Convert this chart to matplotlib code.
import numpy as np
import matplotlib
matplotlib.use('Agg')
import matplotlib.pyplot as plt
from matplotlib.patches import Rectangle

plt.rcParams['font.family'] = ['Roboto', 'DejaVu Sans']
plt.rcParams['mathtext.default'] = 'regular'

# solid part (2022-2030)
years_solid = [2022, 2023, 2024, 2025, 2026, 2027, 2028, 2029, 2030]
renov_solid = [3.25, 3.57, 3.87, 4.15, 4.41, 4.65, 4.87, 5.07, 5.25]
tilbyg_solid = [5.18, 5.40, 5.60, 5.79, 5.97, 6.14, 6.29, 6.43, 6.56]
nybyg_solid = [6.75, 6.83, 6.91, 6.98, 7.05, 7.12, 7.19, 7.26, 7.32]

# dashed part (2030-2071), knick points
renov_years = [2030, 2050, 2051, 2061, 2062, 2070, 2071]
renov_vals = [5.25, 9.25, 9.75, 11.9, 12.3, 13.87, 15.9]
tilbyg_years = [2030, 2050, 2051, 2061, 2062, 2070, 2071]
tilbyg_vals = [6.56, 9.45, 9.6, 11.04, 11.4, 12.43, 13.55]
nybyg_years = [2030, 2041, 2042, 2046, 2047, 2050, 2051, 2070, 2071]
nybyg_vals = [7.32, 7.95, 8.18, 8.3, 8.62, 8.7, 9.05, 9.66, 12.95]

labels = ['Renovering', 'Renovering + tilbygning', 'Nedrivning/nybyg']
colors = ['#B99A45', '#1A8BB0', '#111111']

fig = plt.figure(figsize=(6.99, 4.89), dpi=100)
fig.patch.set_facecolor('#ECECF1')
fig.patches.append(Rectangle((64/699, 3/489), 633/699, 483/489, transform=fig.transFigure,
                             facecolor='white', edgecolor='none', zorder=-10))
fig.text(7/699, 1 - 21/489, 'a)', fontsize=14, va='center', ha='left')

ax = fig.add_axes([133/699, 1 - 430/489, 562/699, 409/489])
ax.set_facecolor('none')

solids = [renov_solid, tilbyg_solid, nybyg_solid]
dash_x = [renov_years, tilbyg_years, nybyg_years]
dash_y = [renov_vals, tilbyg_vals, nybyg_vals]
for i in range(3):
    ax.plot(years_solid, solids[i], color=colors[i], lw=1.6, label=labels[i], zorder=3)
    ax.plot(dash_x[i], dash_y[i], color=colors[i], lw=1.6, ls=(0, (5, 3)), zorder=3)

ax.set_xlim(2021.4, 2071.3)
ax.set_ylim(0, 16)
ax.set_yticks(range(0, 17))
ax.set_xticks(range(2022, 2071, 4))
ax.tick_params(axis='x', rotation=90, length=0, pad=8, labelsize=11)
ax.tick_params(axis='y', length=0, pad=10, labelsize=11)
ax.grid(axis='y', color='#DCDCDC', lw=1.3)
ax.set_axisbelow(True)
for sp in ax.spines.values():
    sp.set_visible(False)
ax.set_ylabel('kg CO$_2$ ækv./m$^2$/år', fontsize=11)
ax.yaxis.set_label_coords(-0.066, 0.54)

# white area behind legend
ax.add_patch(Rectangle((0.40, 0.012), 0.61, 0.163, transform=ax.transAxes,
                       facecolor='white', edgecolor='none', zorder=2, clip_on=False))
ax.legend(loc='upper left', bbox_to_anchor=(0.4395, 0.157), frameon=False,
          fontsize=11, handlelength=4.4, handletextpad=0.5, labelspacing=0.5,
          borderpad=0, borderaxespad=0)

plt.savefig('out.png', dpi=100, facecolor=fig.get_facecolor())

================

[Exercise details] Return exactly, please, the lines of the material from the first one down to and including the line where "colors = ['#B99A45', '#1A8BB0', '#111111']" appears.

[Solved problem]
Convert this chart to matplotlib code.
import numpy as np
import matplotlib
matplotlib.use('Agg')
import matplotlib.pyplot as plt
from matplotlib.patches import Rectangle

plt.rcParams['font.family'] = ['Roboto', 'DejaVu Sans']
plt.rcParams['mathtext.default'] = 'regular'

# solid part (2022-2030)
years_solid = [2022, 2023, 2024, 2025, 2026, 2027, 2028, 2029, 2030]
renov_solid = [3.25, 3.57, 3.87, 4.15, 4.41, 4.65, 4.87, 5.07, 5.25]
tilbyg_solid = [5.18, 5.40, 5.60, 5.79, 5.97, 6.14, 6.29, 6.43, 6.56]
nybyg_solid = [6.75, 6.83, 6.91, 6.98, 7.05, 7.12, 7.19, 7.26, 7.32]

# dashed part (2030-2071), knick points
renov_years = [2030, 2050, 2051, 2061, 2062, 2070, 2071]
renov_vals = [5.25, 9.25, 9.75, 11.9, 12.3, 13.87, 15.9]
tilbyg_years = [2030, 2050, 2051, 2061, 2062, 2070, 2071]
tilbyg_vals = [6.56, 9.45, 9.6, 11.04, 11.4, 12.43, 13.55]
nybyg_years = [2030, 2041, 2042, 2046, 2047, 2050, 2051, 2070, 2071]
nybyg_vals = [7.32, 7.95, 8.18, 8.3, 8.62, 8.7, 9.05, 9.66, 12.95]

labels = ['Renovering', 'Renovering + tilbygning', 'Nedrivning/nybyg']
colors = ['#B99A45', '#1A8BB0', '#111111']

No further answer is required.